| PROBLEM REQUIREMENTS |
Quote verbatim the span of lines that begins the listing below and closes with the line containing "series_names = ['A1', 'A2', 'B1', 'B2']".

| DATASET SECTION |
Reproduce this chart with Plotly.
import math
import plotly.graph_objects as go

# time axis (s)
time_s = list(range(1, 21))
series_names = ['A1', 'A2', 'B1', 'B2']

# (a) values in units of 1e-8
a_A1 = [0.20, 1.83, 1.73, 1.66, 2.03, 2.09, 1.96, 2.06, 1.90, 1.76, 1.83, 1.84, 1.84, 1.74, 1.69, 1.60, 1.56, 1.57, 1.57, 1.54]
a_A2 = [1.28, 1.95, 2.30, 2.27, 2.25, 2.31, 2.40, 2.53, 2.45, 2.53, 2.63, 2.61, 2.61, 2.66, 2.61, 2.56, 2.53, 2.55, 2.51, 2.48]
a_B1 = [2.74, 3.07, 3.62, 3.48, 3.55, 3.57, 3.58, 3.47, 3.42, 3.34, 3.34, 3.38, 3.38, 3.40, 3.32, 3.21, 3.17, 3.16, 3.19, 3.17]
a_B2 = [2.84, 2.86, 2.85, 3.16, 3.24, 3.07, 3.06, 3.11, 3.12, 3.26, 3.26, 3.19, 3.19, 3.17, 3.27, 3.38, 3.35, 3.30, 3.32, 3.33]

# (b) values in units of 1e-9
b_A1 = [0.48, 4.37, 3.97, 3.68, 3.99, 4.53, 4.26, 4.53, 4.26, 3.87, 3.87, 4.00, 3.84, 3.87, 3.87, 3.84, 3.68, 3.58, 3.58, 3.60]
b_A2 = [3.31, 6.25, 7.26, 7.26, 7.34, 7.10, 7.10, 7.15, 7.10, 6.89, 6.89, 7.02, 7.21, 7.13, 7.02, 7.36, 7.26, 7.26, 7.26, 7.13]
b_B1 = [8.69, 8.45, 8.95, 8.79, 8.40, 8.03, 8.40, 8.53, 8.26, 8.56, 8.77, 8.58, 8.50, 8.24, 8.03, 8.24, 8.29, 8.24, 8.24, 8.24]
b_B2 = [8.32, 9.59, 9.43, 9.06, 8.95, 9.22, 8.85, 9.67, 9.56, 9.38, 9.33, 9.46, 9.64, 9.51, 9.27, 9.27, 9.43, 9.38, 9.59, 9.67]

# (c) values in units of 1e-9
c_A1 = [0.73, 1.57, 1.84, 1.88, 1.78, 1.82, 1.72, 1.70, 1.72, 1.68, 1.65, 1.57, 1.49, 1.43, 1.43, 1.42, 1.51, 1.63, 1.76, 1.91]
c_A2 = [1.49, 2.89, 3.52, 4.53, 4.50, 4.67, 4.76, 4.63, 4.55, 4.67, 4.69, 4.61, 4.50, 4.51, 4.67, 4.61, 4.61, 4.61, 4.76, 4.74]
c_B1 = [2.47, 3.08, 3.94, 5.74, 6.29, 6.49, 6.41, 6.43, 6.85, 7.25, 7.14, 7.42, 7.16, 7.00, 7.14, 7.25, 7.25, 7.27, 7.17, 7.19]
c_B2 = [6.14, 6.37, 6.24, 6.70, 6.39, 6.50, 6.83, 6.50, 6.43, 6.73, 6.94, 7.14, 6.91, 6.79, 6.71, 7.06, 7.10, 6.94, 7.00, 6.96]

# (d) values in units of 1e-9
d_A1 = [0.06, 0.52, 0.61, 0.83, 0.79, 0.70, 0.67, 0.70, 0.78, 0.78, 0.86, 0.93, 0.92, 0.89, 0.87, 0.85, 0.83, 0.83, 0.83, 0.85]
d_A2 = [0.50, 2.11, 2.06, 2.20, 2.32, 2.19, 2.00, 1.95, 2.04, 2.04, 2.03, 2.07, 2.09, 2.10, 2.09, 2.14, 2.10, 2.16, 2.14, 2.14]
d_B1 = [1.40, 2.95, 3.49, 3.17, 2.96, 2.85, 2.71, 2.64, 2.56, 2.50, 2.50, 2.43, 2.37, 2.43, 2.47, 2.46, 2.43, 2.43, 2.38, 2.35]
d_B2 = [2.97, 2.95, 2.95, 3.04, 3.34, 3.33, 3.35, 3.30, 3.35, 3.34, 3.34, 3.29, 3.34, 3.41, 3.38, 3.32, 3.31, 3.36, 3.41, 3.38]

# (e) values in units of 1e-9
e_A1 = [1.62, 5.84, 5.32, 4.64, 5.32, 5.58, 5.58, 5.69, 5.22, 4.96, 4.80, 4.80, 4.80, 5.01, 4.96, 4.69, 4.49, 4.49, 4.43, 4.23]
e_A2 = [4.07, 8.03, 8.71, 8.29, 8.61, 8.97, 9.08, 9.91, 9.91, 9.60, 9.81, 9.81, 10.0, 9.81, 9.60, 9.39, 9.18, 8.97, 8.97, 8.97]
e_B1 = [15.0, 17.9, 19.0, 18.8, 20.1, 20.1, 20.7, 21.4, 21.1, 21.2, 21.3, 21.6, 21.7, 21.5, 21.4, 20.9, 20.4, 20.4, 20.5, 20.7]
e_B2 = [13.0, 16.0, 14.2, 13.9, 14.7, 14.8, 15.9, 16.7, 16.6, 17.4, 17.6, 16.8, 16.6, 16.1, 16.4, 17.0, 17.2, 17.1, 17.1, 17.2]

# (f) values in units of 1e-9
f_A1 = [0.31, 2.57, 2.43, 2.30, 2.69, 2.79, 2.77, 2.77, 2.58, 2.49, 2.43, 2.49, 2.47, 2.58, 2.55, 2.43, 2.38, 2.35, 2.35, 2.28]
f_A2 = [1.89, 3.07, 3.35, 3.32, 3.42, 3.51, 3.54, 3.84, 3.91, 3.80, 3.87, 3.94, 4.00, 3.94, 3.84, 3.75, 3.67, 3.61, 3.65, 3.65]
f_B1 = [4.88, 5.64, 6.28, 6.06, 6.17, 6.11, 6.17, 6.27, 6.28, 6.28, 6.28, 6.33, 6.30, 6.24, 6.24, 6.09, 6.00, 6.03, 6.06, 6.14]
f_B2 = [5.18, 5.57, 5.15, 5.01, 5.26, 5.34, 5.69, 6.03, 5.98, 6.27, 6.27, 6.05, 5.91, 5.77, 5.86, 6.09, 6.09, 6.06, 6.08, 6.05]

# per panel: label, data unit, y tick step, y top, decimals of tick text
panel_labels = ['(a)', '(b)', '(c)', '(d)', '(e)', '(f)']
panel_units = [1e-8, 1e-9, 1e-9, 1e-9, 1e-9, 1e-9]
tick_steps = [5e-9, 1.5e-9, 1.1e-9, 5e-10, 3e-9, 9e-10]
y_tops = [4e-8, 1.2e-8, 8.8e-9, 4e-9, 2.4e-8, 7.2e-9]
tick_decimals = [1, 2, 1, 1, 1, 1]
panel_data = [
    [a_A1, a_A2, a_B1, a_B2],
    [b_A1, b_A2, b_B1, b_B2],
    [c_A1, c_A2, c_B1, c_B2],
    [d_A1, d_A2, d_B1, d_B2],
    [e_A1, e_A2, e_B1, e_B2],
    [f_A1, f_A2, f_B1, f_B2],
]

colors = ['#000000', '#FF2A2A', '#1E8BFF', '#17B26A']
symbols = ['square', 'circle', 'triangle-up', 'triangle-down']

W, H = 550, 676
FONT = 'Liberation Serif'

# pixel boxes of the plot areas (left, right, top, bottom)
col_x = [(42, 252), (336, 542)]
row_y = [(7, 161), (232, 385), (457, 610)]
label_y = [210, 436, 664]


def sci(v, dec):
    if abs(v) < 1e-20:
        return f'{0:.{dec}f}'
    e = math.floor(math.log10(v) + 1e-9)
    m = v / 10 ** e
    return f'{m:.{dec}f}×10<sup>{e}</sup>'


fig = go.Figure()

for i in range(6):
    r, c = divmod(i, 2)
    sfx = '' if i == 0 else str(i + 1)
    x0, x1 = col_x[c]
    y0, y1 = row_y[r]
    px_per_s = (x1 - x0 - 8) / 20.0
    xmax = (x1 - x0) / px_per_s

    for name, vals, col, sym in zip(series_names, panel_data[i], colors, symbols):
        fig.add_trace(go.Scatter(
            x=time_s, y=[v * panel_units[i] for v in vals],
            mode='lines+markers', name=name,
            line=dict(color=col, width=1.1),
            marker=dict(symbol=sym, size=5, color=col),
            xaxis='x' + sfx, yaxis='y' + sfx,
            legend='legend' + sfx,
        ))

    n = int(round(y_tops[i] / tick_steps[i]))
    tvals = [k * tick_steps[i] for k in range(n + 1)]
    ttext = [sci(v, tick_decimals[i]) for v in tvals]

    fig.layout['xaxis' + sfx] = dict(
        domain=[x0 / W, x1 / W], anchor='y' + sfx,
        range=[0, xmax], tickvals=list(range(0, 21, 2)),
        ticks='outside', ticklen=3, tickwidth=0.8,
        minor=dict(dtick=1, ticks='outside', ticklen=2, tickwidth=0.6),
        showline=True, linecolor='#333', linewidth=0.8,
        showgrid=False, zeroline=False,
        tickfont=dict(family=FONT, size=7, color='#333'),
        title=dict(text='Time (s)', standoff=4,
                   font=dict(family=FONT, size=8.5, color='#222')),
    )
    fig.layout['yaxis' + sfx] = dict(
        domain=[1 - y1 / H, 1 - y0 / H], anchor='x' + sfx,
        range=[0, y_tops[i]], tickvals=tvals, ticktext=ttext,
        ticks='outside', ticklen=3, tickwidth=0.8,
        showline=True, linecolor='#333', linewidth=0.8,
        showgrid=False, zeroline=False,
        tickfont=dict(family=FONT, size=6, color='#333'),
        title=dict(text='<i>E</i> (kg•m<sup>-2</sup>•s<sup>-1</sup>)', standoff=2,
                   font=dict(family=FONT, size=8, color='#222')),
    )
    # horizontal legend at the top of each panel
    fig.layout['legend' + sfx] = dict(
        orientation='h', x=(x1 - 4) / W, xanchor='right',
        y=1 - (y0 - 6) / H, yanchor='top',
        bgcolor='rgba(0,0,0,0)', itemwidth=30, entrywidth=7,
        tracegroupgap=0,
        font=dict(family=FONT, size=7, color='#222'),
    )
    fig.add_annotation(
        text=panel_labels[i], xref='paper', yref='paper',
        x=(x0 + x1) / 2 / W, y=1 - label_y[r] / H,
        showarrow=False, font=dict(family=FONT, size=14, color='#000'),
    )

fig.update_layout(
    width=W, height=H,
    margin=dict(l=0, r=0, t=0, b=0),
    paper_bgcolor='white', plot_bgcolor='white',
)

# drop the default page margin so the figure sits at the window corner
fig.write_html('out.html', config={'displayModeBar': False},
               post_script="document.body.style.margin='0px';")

| ANSWER TO THE EXERCISE |
Reproduce this chart with Plotly.
import math
import plotly.graph_objects as go

# time axis (s)
time_s = list(range(1, 21))
series_names = ['A1', 'A2', 'B1', 'B2']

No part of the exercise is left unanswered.